E la stessa cosa potrebbe succedere per la scuola, dove però la partita è più combattuta e aperta e dove il personale coinvolto aumenta e non poco. Parliamo in questo caso di un rinnovo atteso da 1 milione e 200.000 lavoratori. Qui le trattative sono partite in ritardo ma il rischio di finire in un cul de sac è comunque molto elevato. Se si considerano tutte le categorie della Pa interessate dal rinnovo e che restano appese ai voleri di Cgil e Uil, parliamo di più di 2 milioni di lavoratori. Un’enormità. Al punto che il ministro Paolo Zangrillo è sbottato: «Per soddisfare le richieste di Cgil e Uil il governo dovrebbe stanziare 32 miliardi di euro solo per il rinnovo 2022-2024, quanto una robusta Finanziaria. Mi sembra evidente che non si possa fare». Eppure il ministro ha messo sul piatto circa 20 miliardi di euro. Risorse che al momento sono ferme. Perché Cgil e Uil pretendono di recuperare circa il 17% dell’inflazione del periodo e non si accontentano di percentuali intorno al 7%. Si potrebbe provare una mediazione. Ma la posizione dei sindacati è irremovibile e soprattutto parte da un ostracismo «senza se e senza ma» verso il governo. Basti pensare che nel 2018, gli stessi sindacati che oggi votano contro i rinnovi bloccando gli aumenti hanno firmato accordi con incrementi salariali del 3,4% a fronte di un carovita cumulato negli otto anni precedenti pari al 12%.
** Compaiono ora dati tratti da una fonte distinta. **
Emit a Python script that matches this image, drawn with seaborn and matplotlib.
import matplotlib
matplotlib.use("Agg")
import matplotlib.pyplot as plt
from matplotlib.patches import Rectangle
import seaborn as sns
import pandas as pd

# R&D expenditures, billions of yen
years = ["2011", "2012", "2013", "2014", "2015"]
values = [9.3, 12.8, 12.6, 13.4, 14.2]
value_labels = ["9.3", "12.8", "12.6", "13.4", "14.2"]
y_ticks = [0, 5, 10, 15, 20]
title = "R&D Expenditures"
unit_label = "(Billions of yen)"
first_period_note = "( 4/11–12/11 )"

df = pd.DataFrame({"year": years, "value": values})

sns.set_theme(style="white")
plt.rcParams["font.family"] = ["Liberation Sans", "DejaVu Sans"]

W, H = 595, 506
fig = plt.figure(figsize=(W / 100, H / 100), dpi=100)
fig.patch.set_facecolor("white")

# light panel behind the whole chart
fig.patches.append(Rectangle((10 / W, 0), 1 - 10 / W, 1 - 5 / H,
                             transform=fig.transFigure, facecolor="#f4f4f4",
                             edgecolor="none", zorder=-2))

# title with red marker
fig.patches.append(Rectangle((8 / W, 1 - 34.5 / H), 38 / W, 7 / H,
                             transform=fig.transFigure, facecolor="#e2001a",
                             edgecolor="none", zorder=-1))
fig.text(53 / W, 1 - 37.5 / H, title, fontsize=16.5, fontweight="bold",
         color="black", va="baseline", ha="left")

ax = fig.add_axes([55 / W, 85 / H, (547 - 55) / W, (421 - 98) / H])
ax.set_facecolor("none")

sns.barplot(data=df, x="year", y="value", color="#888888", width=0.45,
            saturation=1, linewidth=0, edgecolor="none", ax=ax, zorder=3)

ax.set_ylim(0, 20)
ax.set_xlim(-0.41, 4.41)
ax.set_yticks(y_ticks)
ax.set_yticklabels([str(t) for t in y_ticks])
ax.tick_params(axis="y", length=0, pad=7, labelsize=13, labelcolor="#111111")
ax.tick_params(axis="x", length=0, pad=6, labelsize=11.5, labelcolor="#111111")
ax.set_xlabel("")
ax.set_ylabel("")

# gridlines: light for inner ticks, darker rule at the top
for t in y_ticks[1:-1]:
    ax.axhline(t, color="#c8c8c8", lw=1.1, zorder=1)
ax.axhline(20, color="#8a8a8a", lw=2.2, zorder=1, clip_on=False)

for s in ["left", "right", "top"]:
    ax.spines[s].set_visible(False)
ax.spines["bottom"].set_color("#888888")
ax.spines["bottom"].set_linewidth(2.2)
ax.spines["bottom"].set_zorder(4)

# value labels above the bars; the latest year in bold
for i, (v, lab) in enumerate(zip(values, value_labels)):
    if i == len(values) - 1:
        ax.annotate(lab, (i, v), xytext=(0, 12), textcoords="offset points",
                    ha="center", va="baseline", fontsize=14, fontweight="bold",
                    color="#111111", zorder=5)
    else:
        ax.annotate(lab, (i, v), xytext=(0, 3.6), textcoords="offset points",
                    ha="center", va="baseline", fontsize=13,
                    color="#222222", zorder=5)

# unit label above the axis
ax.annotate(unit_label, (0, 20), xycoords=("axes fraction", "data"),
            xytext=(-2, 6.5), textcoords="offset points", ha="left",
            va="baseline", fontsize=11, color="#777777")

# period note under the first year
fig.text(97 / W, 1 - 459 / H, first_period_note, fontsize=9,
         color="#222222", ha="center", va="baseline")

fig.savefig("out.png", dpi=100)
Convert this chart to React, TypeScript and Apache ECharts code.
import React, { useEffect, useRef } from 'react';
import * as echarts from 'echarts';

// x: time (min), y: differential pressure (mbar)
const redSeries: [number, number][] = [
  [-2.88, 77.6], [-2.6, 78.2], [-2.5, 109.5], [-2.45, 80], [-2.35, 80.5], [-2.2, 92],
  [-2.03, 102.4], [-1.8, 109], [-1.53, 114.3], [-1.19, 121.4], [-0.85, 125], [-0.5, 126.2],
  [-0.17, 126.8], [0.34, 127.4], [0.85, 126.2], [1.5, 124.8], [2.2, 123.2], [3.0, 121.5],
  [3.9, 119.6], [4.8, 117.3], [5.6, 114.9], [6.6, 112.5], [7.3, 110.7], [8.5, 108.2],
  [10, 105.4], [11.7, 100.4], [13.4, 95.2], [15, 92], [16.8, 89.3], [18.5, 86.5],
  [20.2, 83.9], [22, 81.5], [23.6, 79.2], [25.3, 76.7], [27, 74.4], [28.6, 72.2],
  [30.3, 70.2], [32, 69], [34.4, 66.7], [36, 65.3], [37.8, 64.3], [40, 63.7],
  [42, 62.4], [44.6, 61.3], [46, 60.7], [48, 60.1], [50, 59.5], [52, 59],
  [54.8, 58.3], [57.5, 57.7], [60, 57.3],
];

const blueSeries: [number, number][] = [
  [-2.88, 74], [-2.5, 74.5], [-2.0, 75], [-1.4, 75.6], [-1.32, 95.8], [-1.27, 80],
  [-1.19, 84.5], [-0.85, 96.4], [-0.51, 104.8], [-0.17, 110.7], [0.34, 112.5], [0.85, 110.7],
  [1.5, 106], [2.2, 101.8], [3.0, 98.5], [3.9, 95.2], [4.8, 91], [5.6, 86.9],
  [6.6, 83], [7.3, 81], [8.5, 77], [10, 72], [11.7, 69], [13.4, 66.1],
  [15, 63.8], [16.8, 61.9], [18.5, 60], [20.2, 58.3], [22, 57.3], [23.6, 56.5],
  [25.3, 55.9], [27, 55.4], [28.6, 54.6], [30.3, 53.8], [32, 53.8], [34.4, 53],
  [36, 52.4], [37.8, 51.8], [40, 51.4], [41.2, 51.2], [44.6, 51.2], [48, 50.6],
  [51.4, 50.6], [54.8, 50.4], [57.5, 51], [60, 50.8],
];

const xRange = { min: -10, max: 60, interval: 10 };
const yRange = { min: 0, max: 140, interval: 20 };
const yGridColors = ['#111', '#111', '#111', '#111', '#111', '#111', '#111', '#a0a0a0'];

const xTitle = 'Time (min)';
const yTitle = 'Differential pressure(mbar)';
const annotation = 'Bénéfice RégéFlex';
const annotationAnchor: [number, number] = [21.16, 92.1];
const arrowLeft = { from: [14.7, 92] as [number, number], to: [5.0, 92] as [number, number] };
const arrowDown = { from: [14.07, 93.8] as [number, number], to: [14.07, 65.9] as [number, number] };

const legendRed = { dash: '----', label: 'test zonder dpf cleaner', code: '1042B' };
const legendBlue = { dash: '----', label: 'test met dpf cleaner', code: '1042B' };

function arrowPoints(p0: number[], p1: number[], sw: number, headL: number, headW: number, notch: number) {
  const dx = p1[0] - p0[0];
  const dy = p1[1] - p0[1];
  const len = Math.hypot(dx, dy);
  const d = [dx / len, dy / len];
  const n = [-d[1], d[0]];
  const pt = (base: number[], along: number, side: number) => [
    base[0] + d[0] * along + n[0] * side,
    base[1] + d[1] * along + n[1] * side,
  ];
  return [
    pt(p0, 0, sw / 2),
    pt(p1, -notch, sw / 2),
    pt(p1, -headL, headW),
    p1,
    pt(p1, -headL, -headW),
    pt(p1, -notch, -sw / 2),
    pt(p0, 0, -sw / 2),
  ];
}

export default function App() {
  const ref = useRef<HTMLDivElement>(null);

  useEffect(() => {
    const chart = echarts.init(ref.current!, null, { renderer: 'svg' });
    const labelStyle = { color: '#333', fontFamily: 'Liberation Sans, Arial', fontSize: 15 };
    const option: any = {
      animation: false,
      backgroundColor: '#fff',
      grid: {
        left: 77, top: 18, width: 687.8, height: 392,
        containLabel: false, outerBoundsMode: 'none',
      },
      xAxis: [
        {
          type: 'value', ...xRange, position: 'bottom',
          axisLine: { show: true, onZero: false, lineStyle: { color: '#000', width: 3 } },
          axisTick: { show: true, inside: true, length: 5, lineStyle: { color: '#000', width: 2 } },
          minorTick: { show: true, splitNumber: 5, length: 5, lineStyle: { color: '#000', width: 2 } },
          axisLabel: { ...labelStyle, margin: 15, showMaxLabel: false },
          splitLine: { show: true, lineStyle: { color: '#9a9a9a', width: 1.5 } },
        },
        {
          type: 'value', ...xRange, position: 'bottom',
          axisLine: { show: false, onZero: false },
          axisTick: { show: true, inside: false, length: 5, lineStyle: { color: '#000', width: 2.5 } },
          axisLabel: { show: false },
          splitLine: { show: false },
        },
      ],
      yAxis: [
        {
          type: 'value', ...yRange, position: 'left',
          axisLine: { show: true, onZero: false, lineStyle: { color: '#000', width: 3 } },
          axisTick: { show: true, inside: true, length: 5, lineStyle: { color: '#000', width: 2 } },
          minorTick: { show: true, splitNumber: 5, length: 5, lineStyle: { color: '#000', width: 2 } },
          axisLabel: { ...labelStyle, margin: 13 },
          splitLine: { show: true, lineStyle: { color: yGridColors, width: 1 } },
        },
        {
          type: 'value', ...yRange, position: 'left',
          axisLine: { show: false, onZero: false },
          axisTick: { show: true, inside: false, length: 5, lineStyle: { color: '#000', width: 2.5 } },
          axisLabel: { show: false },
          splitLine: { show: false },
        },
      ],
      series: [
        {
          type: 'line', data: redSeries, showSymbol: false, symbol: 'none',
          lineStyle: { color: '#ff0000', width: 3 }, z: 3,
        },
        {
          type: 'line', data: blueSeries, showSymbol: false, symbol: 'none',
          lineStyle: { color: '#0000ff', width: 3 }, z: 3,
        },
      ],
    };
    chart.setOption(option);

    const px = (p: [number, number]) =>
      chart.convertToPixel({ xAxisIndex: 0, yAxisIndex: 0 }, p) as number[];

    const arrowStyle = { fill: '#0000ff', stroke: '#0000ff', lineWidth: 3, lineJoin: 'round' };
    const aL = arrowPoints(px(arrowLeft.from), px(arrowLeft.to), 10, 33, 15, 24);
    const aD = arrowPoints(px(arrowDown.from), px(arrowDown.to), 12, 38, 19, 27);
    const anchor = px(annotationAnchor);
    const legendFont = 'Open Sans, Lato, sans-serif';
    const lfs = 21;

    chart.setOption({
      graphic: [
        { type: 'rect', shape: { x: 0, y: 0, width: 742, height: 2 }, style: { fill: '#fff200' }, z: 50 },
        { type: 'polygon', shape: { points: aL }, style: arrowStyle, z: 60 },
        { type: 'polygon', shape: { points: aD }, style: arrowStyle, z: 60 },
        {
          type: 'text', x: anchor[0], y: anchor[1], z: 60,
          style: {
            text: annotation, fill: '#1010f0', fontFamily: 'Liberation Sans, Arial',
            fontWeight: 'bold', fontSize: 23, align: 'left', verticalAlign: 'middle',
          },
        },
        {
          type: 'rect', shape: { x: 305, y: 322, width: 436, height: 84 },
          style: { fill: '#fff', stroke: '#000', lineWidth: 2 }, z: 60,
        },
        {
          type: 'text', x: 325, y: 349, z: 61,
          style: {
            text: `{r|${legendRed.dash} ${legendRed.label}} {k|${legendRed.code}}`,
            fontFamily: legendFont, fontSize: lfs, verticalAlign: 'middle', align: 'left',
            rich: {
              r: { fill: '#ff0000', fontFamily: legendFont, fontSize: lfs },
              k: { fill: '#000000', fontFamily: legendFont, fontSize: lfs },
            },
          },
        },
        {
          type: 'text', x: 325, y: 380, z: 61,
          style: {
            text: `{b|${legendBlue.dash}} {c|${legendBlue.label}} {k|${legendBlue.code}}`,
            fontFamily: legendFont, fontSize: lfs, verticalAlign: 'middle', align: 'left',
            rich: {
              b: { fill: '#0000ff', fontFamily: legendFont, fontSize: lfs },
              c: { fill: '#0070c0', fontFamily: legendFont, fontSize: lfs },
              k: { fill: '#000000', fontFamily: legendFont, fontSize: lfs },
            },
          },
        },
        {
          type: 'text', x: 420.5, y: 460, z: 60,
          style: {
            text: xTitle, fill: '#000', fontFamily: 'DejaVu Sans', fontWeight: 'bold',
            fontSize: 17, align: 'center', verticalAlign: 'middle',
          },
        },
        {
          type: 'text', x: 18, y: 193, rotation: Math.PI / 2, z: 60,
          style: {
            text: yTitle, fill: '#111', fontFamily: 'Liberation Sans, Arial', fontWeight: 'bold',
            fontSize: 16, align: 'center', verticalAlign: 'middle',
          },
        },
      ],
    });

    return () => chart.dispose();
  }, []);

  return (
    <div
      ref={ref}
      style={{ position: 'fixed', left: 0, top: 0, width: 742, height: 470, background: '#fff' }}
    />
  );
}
Tant’è che il ministro è tentato dal rinnovare quegli stessi contratti per legge. Si garantirebbe la parte salariale e verrebbe meno quella normativa, che prevede, tra le altre cose, più welfare e la cosiddetta settimana cortissima, lavoro fino al giovedì mantenendo il monte orario di una settimana «normale». Si può fare ma sarebbe una sconfitta per tutti.

Per questo il voto per la Rsu diventa fondamentale. E per questo motivo Zangrillo aspetta prima di muoversi. Intanto però non ci meravigliamo se il potere d’acquisto di Francia e Germania avanza e noi arranchiamo. Non dipende solo dalla Cgil, ma una buona parte delle responsabilità ce l’hanno Landini & C.